// ARS TECHNICA — MOBILE & WEB
Feedbacks upon feedbacks: Rock weathering and the climate
Rock weathering may release or draw down carbon dioxide—it depends on the rock.
Since the early 1980s, Earth scientists have understood that erosion and weathering of rock slowly removes CO2 from the atmosphere, regulating Earth’s climate on geological timescales. But recent studies have shown that erosion can also emit CO2 by oxidizing organic carbon contained in eroding sediments. It hasn’t been clear how this competition between removal by rock weathering and emission by organic carbon weathering ends up affecting Earth’s climate.
A new study in the journal Nature Communications uses the geological past to test how these competing effects added up. Doctor Madeleine Stow of the University of Oxford, with colleagues from across the UK and France, examined a volcanically triggered episode of global warming that happened in the early part of the Jurassic period, 183 million years ago, known as the “Toarcian Ocean Anoxic Event.”
They found that eroding organic carbon amplified climate warming at the time, suggesting that the same process may apply to modern climate change. But the extent to which the past is prologue is uncertain.
The Toarcian warming event is one of a dozen or so periods of climate change in the geological past that were triggered by enormous volcanic phenomena known as large igneous provinces. Several are associated with mass extinctions, including the Great Dying at the end of the Permian period, which was caused by the Siberian Traps Large Igneous Province. The Toarcian event was triggered by massive volcanic eruptions across South Africa and Antarctica, which were joined together at the time. The resulting 6° to 7° C of global warming shuffled the makeup of plant and dinosaur species on land and caused a mass extinction of corals and other marine species.
“This event had been well studied before. We understand its drivers, we understand how it caused mass extinctions, and it’s driven by this Large Igneous Province release,” explained University of Oxford professor Bob Hilton, a coauthor and principal investigator in the study.
Organic carbon in rocks ranges from visible debris from fossil leaves and wood to molecular remains of plankton, algae, and microbes. In past global warming events, like the Toarcian, so much organic matter was buried at sea that the resulting shales are black with organic carbon. Later, after plate tectonics raises such sediments to the land surface, they can be eroded, and the organic carbon within them can be weathered into CO2.
To measure how much organic carbon was weathered on land during the Toarcian, Stow and colleagues turned to isotopes of the element rhenium extracted from rocks deposited on the seabed at the time. Rhenium works as a tracer of organic carbon oxidation because it binds chemically with organic matter in seabed sediments.

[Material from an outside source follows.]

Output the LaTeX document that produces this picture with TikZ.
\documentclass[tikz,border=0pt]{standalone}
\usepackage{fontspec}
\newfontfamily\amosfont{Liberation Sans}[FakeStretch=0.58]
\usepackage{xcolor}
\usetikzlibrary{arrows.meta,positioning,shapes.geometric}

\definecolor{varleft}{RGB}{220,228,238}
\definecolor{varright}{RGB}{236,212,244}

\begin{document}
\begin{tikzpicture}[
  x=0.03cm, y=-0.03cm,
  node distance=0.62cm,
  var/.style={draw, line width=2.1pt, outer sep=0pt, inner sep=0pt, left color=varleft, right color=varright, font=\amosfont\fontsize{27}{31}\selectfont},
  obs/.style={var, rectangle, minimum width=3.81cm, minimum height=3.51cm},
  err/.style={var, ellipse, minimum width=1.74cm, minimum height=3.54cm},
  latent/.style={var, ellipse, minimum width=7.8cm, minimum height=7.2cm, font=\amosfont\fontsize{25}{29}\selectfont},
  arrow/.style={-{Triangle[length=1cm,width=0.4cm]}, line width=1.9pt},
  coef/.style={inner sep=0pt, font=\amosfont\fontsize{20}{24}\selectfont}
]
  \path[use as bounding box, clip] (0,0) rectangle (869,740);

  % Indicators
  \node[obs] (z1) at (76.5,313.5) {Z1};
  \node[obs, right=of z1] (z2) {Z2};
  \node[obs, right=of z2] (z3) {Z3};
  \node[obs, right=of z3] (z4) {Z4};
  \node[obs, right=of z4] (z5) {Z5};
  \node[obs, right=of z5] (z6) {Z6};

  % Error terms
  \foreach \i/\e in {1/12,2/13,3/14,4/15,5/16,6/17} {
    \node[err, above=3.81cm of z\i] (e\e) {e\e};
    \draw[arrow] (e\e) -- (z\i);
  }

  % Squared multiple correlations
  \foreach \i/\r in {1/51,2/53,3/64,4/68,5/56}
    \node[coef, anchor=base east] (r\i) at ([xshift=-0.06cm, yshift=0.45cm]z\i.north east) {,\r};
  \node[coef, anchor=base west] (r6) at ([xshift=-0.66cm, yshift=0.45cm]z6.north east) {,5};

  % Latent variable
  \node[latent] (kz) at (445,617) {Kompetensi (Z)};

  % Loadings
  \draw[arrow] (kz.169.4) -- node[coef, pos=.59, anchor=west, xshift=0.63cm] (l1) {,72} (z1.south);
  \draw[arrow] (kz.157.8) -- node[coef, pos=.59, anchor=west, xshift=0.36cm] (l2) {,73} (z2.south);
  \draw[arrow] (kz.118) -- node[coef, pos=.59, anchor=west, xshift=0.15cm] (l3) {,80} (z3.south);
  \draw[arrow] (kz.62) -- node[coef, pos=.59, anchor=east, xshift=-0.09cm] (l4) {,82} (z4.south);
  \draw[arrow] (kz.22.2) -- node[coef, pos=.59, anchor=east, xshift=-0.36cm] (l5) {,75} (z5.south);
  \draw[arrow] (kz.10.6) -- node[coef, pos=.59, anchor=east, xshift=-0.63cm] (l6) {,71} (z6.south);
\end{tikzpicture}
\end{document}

When organic carbon is weathered on eroding land, it’s released to the atmosphere as CO2 gas. But the rhenium that was bound to the organic carbon gets washed through rivers into the ocean, where it is incorporated into new seabed sediments. There, it acts as a tracer of the organic carbon that was oxidized from the older sediments.
The intensity of organic carbon oxidation changes the ratio of the isotope rhenium 187 to rhenium 185. This makes the ratio of these two isotopes in sediments a measure of the organic carbon weathering at the time.